(Dataset extract):

·····

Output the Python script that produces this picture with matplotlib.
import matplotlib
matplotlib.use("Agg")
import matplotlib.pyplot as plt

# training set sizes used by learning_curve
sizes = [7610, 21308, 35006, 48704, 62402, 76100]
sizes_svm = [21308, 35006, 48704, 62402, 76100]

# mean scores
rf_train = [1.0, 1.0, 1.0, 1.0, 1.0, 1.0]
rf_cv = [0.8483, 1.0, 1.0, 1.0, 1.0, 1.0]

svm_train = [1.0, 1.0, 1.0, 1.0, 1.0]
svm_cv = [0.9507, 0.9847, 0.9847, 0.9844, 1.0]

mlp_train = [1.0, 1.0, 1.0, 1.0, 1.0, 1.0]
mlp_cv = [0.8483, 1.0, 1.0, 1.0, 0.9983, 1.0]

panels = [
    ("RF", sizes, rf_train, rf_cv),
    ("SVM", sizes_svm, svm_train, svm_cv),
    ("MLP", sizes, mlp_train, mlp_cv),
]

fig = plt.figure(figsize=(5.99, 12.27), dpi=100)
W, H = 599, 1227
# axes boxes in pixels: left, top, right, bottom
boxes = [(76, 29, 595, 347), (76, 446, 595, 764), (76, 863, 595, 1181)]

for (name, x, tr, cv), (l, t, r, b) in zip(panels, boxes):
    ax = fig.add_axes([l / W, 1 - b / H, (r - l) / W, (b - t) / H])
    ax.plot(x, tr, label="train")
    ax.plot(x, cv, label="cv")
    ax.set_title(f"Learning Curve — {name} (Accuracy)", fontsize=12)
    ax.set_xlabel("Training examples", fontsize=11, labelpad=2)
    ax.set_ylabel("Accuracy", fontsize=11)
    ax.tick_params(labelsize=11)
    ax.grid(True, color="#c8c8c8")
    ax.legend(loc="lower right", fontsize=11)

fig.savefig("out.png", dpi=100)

·····

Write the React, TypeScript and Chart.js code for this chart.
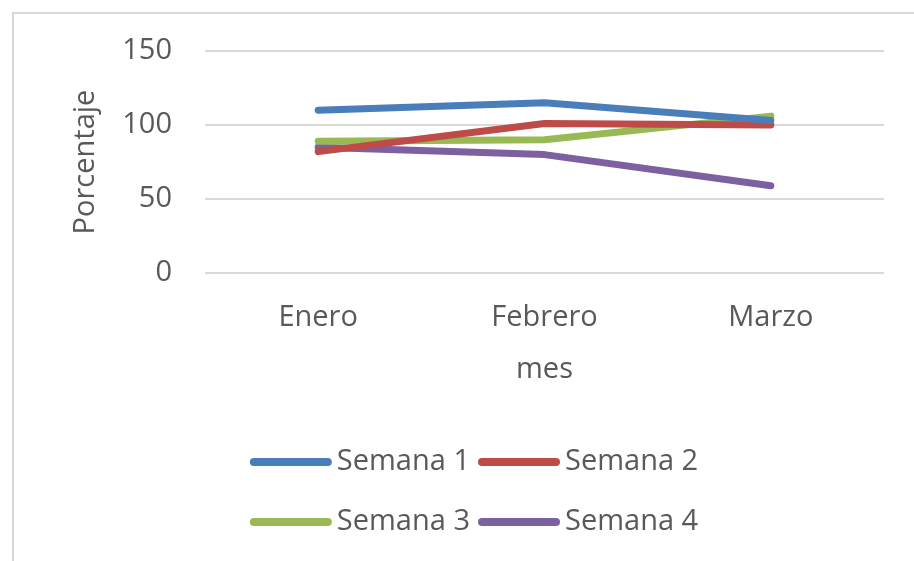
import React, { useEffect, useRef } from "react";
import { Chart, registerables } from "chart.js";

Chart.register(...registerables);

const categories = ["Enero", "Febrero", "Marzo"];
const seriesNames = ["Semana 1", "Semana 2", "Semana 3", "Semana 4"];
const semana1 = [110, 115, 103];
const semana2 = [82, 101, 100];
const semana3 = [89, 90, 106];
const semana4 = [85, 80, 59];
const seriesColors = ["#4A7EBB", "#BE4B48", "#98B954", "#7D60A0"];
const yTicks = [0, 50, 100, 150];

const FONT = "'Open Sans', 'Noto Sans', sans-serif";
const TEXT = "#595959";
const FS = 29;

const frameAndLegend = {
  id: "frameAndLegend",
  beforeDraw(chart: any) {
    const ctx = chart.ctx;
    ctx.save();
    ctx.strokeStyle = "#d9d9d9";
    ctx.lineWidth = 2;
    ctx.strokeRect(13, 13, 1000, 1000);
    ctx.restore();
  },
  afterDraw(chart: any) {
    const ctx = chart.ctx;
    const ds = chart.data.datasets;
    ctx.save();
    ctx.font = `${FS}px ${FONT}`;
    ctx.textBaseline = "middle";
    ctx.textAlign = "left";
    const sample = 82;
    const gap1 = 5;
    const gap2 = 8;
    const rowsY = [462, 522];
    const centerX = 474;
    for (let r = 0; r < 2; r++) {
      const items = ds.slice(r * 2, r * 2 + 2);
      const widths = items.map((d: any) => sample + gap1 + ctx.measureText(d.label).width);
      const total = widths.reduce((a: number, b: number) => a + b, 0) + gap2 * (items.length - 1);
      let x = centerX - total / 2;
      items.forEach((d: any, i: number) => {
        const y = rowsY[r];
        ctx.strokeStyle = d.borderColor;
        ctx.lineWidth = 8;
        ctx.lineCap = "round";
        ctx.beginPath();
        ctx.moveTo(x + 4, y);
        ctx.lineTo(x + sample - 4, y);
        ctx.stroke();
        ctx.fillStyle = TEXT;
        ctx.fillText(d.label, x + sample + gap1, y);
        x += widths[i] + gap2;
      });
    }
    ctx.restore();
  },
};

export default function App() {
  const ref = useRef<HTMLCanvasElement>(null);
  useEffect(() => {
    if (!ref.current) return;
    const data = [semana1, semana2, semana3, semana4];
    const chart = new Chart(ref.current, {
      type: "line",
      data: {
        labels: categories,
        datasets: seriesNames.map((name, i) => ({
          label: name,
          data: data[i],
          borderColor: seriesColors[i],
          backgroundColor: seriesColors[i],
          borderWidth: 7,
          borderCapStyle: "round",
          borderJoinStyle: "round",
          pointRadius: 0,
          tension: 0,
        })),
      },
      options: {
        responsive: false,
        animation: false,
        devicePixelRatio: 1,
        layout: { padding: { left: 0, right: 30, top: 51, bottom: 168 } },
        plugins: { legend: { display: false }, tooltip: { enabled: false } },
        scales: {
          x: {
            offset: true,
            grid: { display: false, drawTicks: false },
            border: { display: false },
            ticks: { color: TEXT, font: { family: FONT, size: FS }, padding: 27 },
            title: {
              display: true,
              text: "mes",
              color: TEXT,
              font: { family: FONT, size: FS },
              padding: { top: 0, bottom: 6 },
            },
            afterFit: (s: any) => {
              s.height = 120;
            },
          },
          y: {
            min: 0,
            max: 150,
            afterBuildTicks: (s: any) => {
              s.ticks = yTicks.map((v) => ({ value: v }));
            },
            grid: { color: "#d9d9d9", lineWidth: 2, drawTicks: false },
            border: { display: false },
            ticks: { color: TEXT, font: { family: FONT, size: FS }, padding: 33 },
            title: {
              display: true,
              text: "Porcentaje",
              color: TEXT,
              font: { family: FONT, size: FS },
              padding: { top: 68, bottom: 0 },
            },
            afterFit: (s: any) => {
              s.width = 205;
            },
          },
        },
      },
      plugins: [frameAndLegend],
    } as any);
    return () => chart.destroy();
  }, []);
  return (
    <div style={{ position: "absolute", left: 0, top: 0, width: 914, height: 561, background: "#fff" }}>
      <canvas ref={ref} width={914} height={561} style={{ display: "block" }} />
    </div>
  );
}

·····

(Stated problem): In the listing above, find the line containing "Output the Python" and the line containing "rf_cv = [0.8483, 1.0, 1.0, 1.0, 1.0, 1.0]", then repeat those two lines and everything between them exactly.

(Result for this exercise):
Output the Python script that produces this picture with matplotlib.
import matplotlib
matplotlib.use("Agg")
import matplotlib.pyplot as plt

# training set sizes used by learning_curve
sizes = [7610, 21308, 35006, 48704, 62402, 76100]
sizes_svm = [21308, 35006, 48704, 62402, 76100]

# mean scores
rf_train = [1.0, 1.0, 1.0, 1.0, 1.0, 1.0]
rf_cv = [0.8483, 1.0, 1.0, 1.0, 1.0, 1.0]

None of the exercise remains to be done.